Because this year has flown by, this past month my mind has been consumed with thoughts about how this next year is going to fly by too. Then what? In one year I am completely free. I have no pressing attachments, no student loans, no car payments, no house, no kids, no significant others. The world is literally my oyster. I realize how lucky I am to be able to say this, but, even so, it is probably the most frightening thing I have ever uttered. For any who know me, you know I like plans. I like knowing what is coming, being prepared for the future. I am a firm believer that a person needs to plan for the future that they want. For the last two weeks I have been going to the village everyday to charge my computer and research jobs, update my resume, and talk with friends about the companies they were hired at.
The other day I realized that I was feeling very disconnected from Tanzania. I am here, I am doing my job, but my mind has been in other places. I love it here. I feel so lucky to be here, and I only have two years here. It was with this realization that I decided to change my thought process. Instead of thinking “oh no, I only have one year before I have to figure out what to do with my life,” I am now thinking along the lines of “oh no, I only have one more year left in Tanzania!”
As much as I get frustrated with this country, as lonely as I feel sometimes, the fact of the matter is, I know that one day I am going to miss this. This is a once in a lifetime event and even though some days it is hard to see, this experience, this country, my new friends (Tanzanian and American) have changed me. The day will come, sooner than I would like it to, where I will wake up and long to return to my life, as it is right now.
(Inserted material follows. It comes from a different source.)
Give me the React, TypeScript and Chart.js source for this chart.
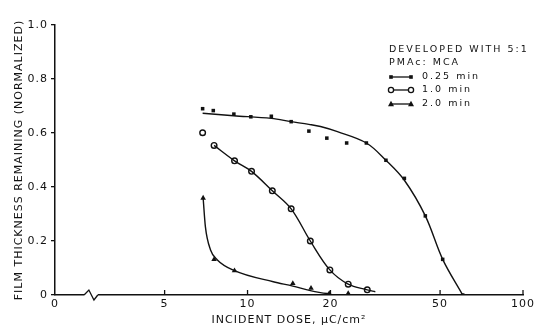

For this, I am determined to seize this year. I now have the tools I need to get things done, to really help and make a difference. I know the language, culture, and the need, and I am excited to see what I can do to improve the lives of my new friends and community. As for what is next, I am going to not worry. I am going to have faith in life. It always works itself out, I will end up someplace, hopefully great, and life will continue, kama kawaida.